[Charts and diagrams as code]
>>

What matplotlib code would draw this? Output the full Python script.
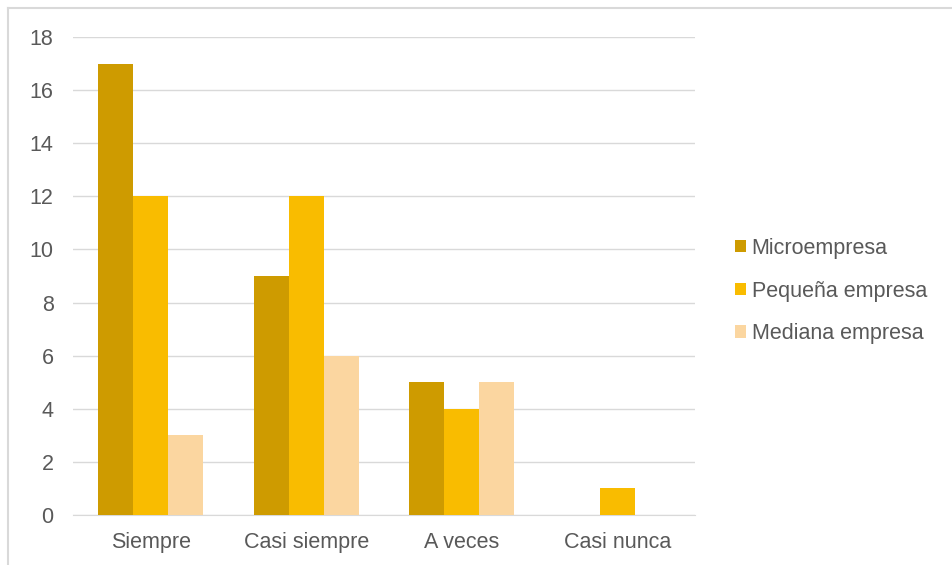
import matplotlib
matplotlib.use("Agg")
import matplotlib.pyplot as plt
import numpy as np
from matplotlib.lines import Line2D
from matplotlib.patches import Patch

categories = ["Siempre", "Casi siempre", "A veces", "Casi nunca"]
series_names = ["Microempresa", "Pequeña empresa", "Mediana empresa"]
micro = [17, 9, 5, 0]
pequena = [12, 12, 4, 1]
mediana = [3, 6, 5, 0]
yticks = [0, 2, 4, 6, 8, 10, 12, 14, 16, 18]

colors = ["#CE9B00", "#F9BC00", "#FBD6A0"]
plt.rcParams['font.family'] = ['Liberation Sans', 'DejaVu Sans']
text_color = "#595959"
fs = 15.5

fig = plt.figure(figsize=(9.53, 5.65), dpi=100)
ax = fig.add_axes([73/953, 1-515/565, (695-73)/953, (515-37)/565])

x = np.arange(len(categories))
w = 0.225
for i, (vals, c, name) in enumerate(zip([micro, pequena, mediana], colors, series_names)):
    ax.bar(x + (i-1)*w, vals, width=w, color=c, label=name, zorder=3)

ax.set_xlim(-0.5, len(categories)-0.5)
ax.set_ylim(0, 18)
ax.set_yticks(yticks)
ax.set_xticks(x)
ax.set_xticklabels(categories)
ax.tick_params(axis='both', length=0, labelsize=fs, colors=text_color)
ax.tick_params(axis='y', pad=14)
ax.tick_params(axis='x', pad=12)
ax.grid(axis='y', color="#D9D9D9", linewidth=1, zorder=0)
for s in ["top", "right", "left"]:
    ax.spines[s].set_visible(False)
ax.spines["bottom"].set_color("#D9D9D9")

handles = [Patch(facecolor=c, edgecolor='none') for c in colors]
leg = fig.legend(handles, series_names, loc='center left', bbox_to_anchor=(716/953, 1-291/565),
                 frameon=False, fontsize=fs, handlelength=0.5, handleheight=0.5,
                 handletextpad=0.25, labelspacing=1.0, labelcolor=text_color)

fig.add_artist(Line2D([8/953, 1], [1-8/565, 1-8/565], color="#D9D9D9", linewidth=1.5, transform=fig.transFigure))
fig.add_artist(Line2D([8/953, 8/953], [0, 1-8/565], color="#D9D9D9", linewidth=1.5, transform=fig.transFigure))

fig.savefig("out.png", dpi=100)
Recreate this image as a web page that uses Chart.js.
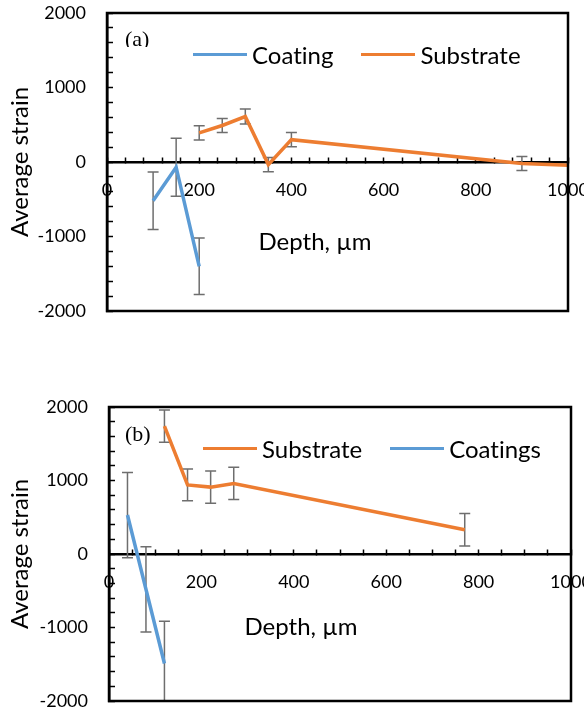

<<

**WHAT THE TASK ASKS**
Pictures stay out. Print the data exactly, from its first line through the line containing "color=c, label=name, zorder=3)".

**EXERCISE SOLUTION**
What matplotlib code would draw this? Output the full Python script.
import matplotlib
matplotlib.use("Agg")
import matplotlib.pyplot as plt
import numpy as np
from matplotlib.lines import Line2D
from matplotlib.patches import Patch

categories = ["Siempre", "Casi siempre", "A veces", "Casi nunca"]
series_names = ["Microempresa", "Pequeña empresa", "Mediana empresa"]
micro = [17, 9, 5, 0]
pequena = [12, 12, 4, 1]
mediana = [3, 6, 5, 0]
yticks = [0, 2, 4, 6, 8, 10, 12, 14, 16, 18]

colors = ["#CE9B00", "#F9BC00", "#FBD6A0"]
plt.rcParams['font.family'] = ['Liberation Sans', 'DejaVu Sans']
text_color = "#595959"
fs = 15.5

fig = plt.figure(figsize=(9.53, 5.65), dpi=100)
ax = fig.add_axes([73/953, 1-515/565, (695-73)/953, (515-37)/565])

x = np.arange(len(categories))
w = 0.225
for i, (vals, c, name) in enumerate(zip([micro, pequena, mediana], colors, series_names)):
    ax.bar(x + (i-1)*w, vals, width=w, color=c, label=name, zorder=3)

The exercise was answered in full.